In altre parole, tali sistemi consentono di gestire la parte finale del processo per una corretta gestione dei profili abilitativi, ma non supportano l’analisi necessaria alla corretta definizione degli stessi che, come sopra evidenziato, richiede la presenza di un rilevante numero di informazioni, che solitamente non sono disponibili.

Quindi, se ritenete di aver tutto sotto controllo in quanto avete un sistema di Identity Management vi invito ad effettuare una verifica nei termini sopra indicati.

A titolo puramente esemplificativo, nel mio libro “AUDIT e GDPR” (FrancoAngeli, 2019) ho riportato l’esempio di un ipotetico audit sui profili autorizzati e i relativi possibili rilievi che qui sintetizzo:

  1. la formulazione delle procedure aziendali non è così analitica da consentire una mappatura sufficientemente dettagliata delle attività svolte dai singoli uffici;
  2. la mancanza di una specifica procedura per la gestione e censimento delle autorizzazioni ad personam;
  3. la mancanza del censimento delle singole funzioni disponibili sulle applicazioni, indispensabile per la corretta gestione dei profili;
  4. la mancanza di regole condivise per il censimento dei profili abilitativi (sempre che esista tale censimento), per l’attribuzione di una nomenclatura univoca ai profili e la mancanza di una descrizione sufficientemente analitica del contenuto di ogni profilo.

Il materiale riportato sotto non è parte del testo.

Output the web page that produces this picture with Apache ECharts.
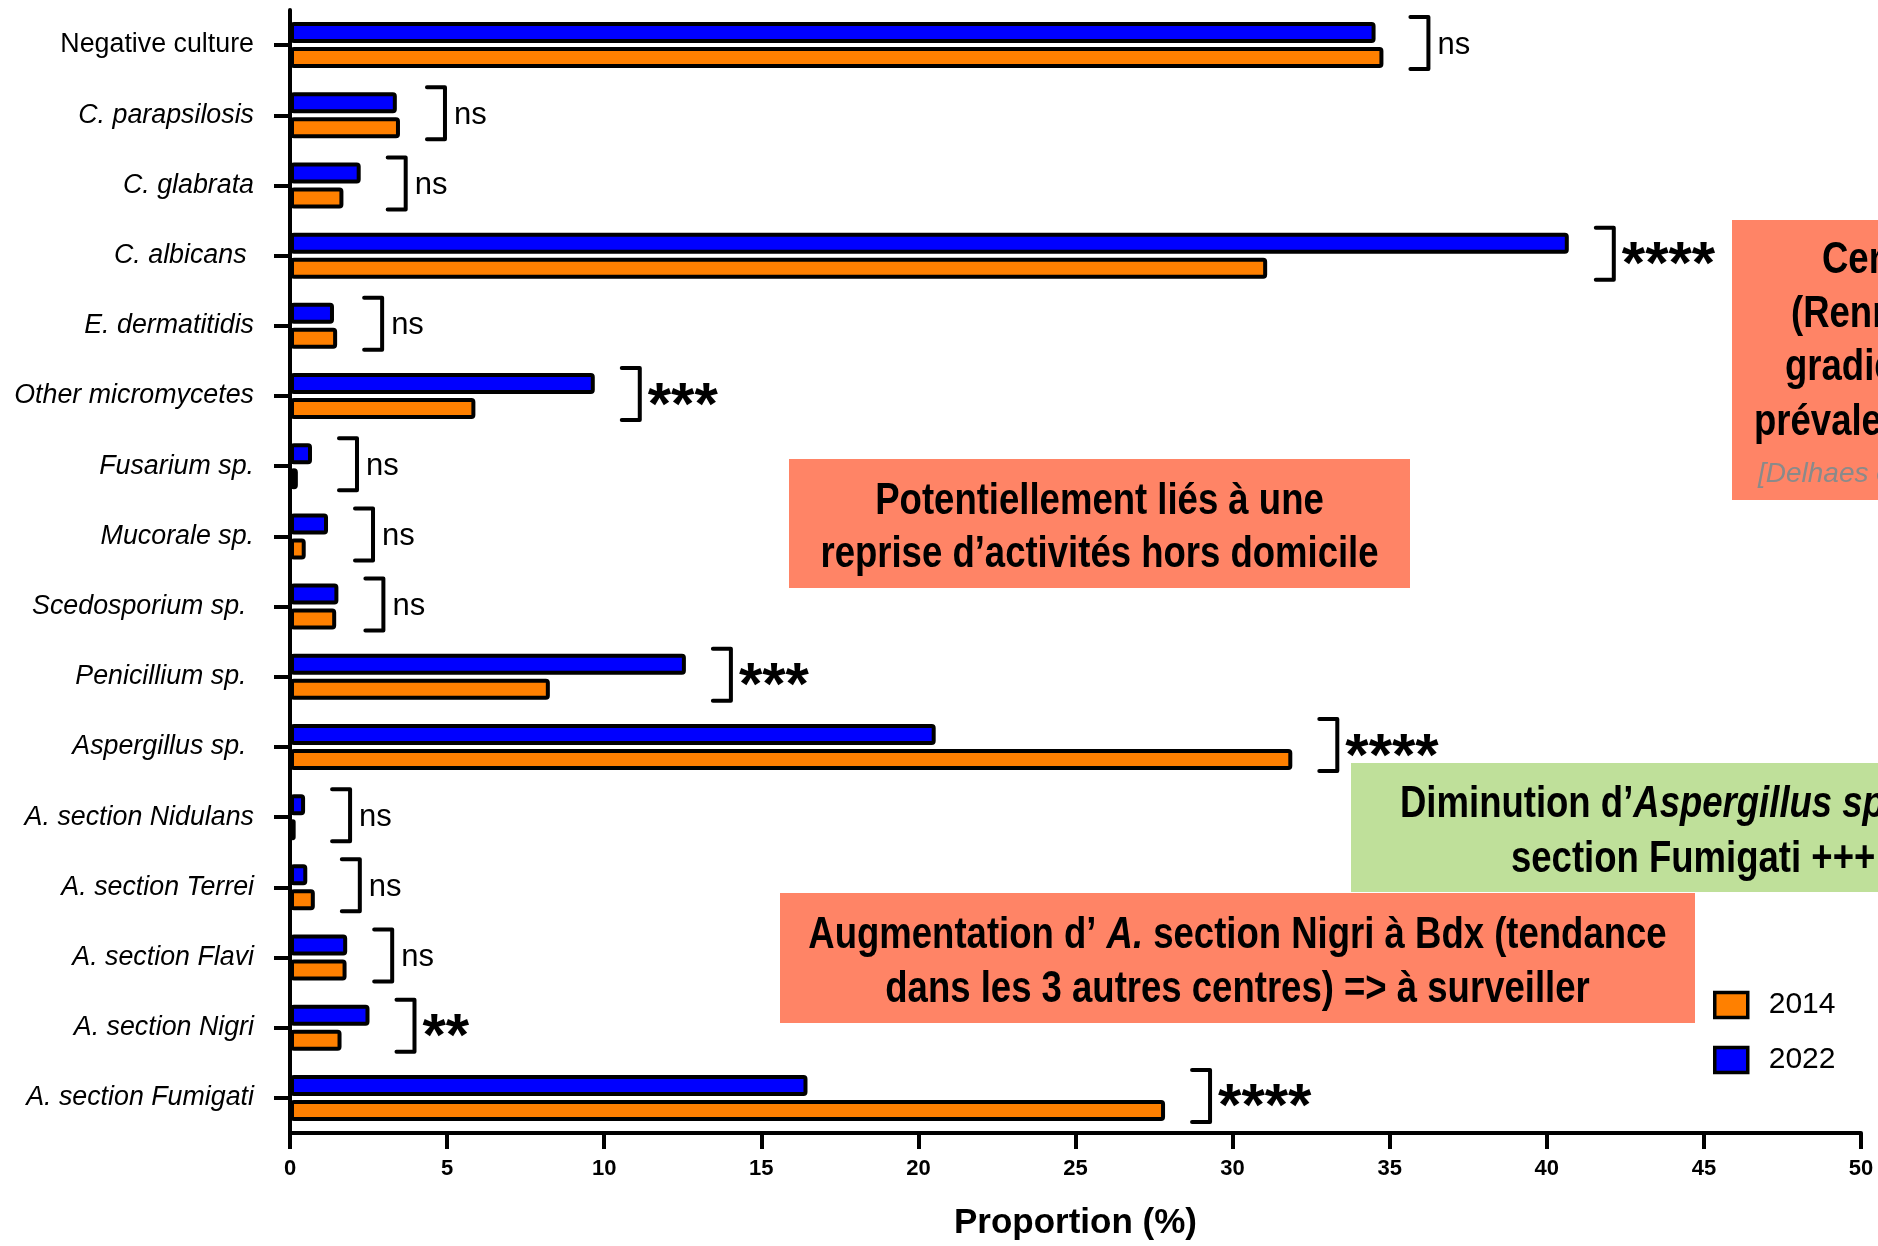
<!DOCTYPE html>
<html>
<head>
<meta charset="utf-8">
<script src="https://cdn.jsdelivr.net/npm/echarts@6/dist/echarts.min.js"></script>
<style>
  html, body { margin: 0; padding: 0; background: #ffffff; }
  #chart { width: 1878px; height: 1246px; }
</style>
</head>
<body>
<div id="chart"></div>
<script>
// Fungal culture results, proportion (%) per organism, 2014 vs 2022
const categories = [
  'Negative culture', 'C. parapsilosis', 'C. glabrata', 'C. albicans ', 'E. dermatitidis',
  'Other micromycetes', 'Fusarium sp.', 'Mucorale sp.', 'Scedosporium sp. ', 'Penicillium sp. ',
  'Aspergillus sp. ', 'A. section Nidulans', 'A. section Terrei', 'A. section Flavi',
  'A. section Nigri', 'A. section Fumigati'
];
const values2014 = [34.8, 3.5, 1.7, 31.1, 1.5, 5.9, 0.25, 0.5, 1.47, 8.27, 31.9, 0.18, 0.79, 1.8, 1.64, 27.85];
const values2022 = [34.55, 3.4, 2.25, 40.7, 1.4, 9.7, 0.7, 1.21, 1.54, 12.6, 20.55, 0.48, 0.55, 1.82, 2.53, 16.47];
const significance = ['ns', 'ns', 'ns', '****', 'ns', '***', 'ns', 'ns', 'ns', '***', '****', 'ns', 'ns', 'ns', '**', '****'];
const seriesNames = ['2014', '2022'];
const xTicks = { min: 0, max: 50, interval: 5 };

const FONT = "'Liberation Sans', Arial, Helvetica, sans-serif";
const ORANGE = '#FF8000';
const BLUE = '#0000FF';
const SALMON = '#FF8466';
const GREEN = '#BFE09A';

const chart = echarts.init(document.getElementById('chart'), null, { renderer: 'canvas' });

// comparison brackets sit just right of the longer bar of each pair
const bracketData = categories.map((c, i) => [Math.max(values2014[i], values2022[i]), c, significance[i]]);

function renderBracket(params, api) {
  const pt = api.coord([api.value(0), api.value(1)]);
  const xLine = pt[0] + 45;
  const xArm = xLine - 18;
  const yTop = pt[1] - 28;
  const yBot = pt[1] + 24;
  const label = significance[params.dataIndex];
  const isStars = label !== 'ns';
  return {
    type: 'group',
    children: [
      {
        type: 'polyline',
        shape: { points: [[xArm, yTop], [xLine, yTop], [xLine, yBot], [xArm, yBot]] },
        style: { stroke: '#000', lineWidth: 4, fill: null, lineJoin: 'round', lineCap: 'round' }
      },
      {
        type: 'text',
        x: xLine + (isStars ? 8 : 9),
        y: pt[1] + (isStars ? 11 : 0),
        style: {
          text: label,
          fill: '#000',
          fontFamily: FONT,
          fontSize: isStars ? 60 : 31,
          fontWeight: isStars ? 'bold' : 'normal',
          align: 'left',
          verticalAlign: 'middle'
        }
      }
    ]
  };
}

// condensed bold caption text for the annotation boxes
function caption(text, x, y, align) {
  return {
    type: 'text',
    x: x, y: y, scaleX: 0.83, z: 110,
    style: {
      text: text, fill: '#000',
      fontFamily: FONT, fontSize: 44, fontWeight: 'bold',
      align: align, verticalAlign: 'middle',
      textAlign: align, textVerticalAlign: 'middle',
      rich: {
        it: { fontFamily: FONT, fontSize: 44, fontWeight: 'bold', fontStyle: 'italic', fill: '#000' },
        rg: { fontFamily: FONT, fontSize: 44, fontWeight: 'bold', fill: '#000' }
      }
    }
  };
}

const barStyle = (color) => ({ color: color, borderColor: '#000', borderWidth: 4, borderRadius: 2 });

const option = {
  backgroundColor: '#ffffff',
  animation: false,
  grid: { left: 290, right: 17, top: 10, bottom: 108, containLabel: false },
  legend: {
    data: seriesNames,
    orient: 'vertical',
    left: 1713,
    top: 990,
    padding: 0,
    itemWidth: 33,
    itemHeight: 25,
    itemGap: 25,
    icon: 'rect',
    itemStyle: { borderColor: '#000', borderWidth: 3.5 },
    textStyle: { fontFamily: FONT, fontSize: 30, color: '#000', padding: [0, 0, 0, 16], lineHeight: 25 }
  },
  xAxis: {
    type: 'value',
    min: xTicks.min,
    max: xTicks.max,
    interval: xTicks.interval,
    name: 'Proportion (%)',
    nameLocation: 'middle',
    nameGap: 73,
    nameTextStyle: { fontFamily: FONT, fontSize: 35, fontWeight: 'bold', color: '#000' },
    axisLine: { show: true, lineStyle: { color: '#000', width: 4 } },
    axisTick: { show: true, length: 16, lineStyle: { color: '#000', width: 4 } },
    splitLine: { show: false },
    axisLabel: { fontFamily: FONT, fontSize: 22, fontWeight: 'bold', color: '#000', margin: 25 }
  },
  yAxis: {
    type: 'category',
    inverse: true,
    data: categories,
    axisLine: { show: true, onZero: false, lineStyle: { color: '#000', width: 4 } },
    axisTick: { show: true, alignWithLabel: true, length: 16, lineStyle: { color: '#000', width: 4 } },
    splitLine: { show: false },
    axisLabel: {
      margin: 36,
      formatter: (v, i) => (i === 0 ? '{n|' + v + '}' : '{i|' + v + '}'),
      rich: {
        n: { fontFamily: FONT, fontSize: 26.8, color: '#000' },
        i: { fontFamily: FONT, fontSize: 26.8, fontStyle: 'italic', color: '#000' }
      }
    }
  },
  series: [
    // 2022 is listed first so its bar sits above the 2014 bar in each pair
    {
      name: seriesNames[1],
      type: 'bar',
      data: values2022,
      barWidth: 21,
      barGap: '19%',
      itemStyle: barStyle(BLUE)
    },
    {
      name: seriesNames[0],
      type: 'bar',
      data: values2014,
      barWidth: 21,
      barGap: '19%',
      itemStyle: barStyle(ORANGE)
    },
    {
      type: 'custom',
      name: 'significance',
      renderItem: renderBracket,
      encode: { x: 0, y: 1 },
      data: bracketData,
      z: 5,
      silent: true
    }
  ],
  graphic: [
    // reprise d'activités
    { type: 'rect', z: 100, shape: { x: 789, y: 459, width: 621, height: 129 }, style: { fill: SALMON } },
    caption('Potentiellement liés à une', 1099.5, 501.5, 'center'),
    caption('reprise d\u2019activités hors domicile', 1099.5, 555, 'center'),

    // gradient box on the right edge
    { type: 'rect', z: 100, shape: { x: 1732, y: 220, width: 160, height: 280 }, style: { fill: SALMON } },
    caption('Centres', 1822, 261, 'left'),
    caption('(Rennes', 1791, 315, 'left'),
    caption('gradient', 1785, 368, 'left'),
    caption('prévalence', 1754, 423, 'left'),
    {
      type: 'text', x: 1758, y: 474, z: 110,
      style: {
        text: '[Delhaes et al.]', fill: '#8A8A8A', fontFamily: FONT, fontSize: 28,
        fontStyle: 'italic', align: 'left', verticalAlign: 'middle',
        textAlign: 'left', textVerticalAlign: 'middle'
      }
    },

    // Aspergillus decrease
    { type: 'rect', z: 100, shape: { x: 1351, y: 763, width: 540, height: 129 }, style: { fill: GREEN } },
    caption('{rg|Diminution d\u2019}{it|Aspergillus sp.}', 1400, 805, 'left'),
    caption('section Fumigati +++', 1511, 859.5, 'left'),

    // Nigri increase
    { type: 'rect', z: 100, shape: { x: 780, y: 893, width: 915, height: 130 }, style: { fill: SALMON } },
    caption('{rg|Augmentation d\u2019 }{it|A.}{rg| section Nigri à Bdx (tendance}', 1237.5, 935.5, 'center'),
    caption('dans les 3 autres centres) => à surveiller', 1237.5, 989.5, 'center')
  ]
};

chart.setOption(option);
</script>
</body>
</html>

La probabilità che tali rilievi sia riscontrabile in qualunque organizzazione è talmente elevata che è possibili attribuirli anche senza svolgere nella pratica alcuna verifica specifica (come mi risulta sia stato fatto da qualche mio lettore).

Conclusioni

Limitare l’accesso ai soli dati necessari è molto più difficile di quanto si creda e la corretta profilazione degli utenti necessità di una serie di prerequisiti informativi raramente disponibili.

Per evitare violazioni normative, ma soprattutto per evitare i problemi di sicurezza che tutto questo comporta, invito quindi ad un’attenta valutazione della conformità della propria organizzazione.

NOTE

  1. Questo requisito dovrebbe essere inserito fra quelli indispensabili per valutare l’acquisizione di un applicazione.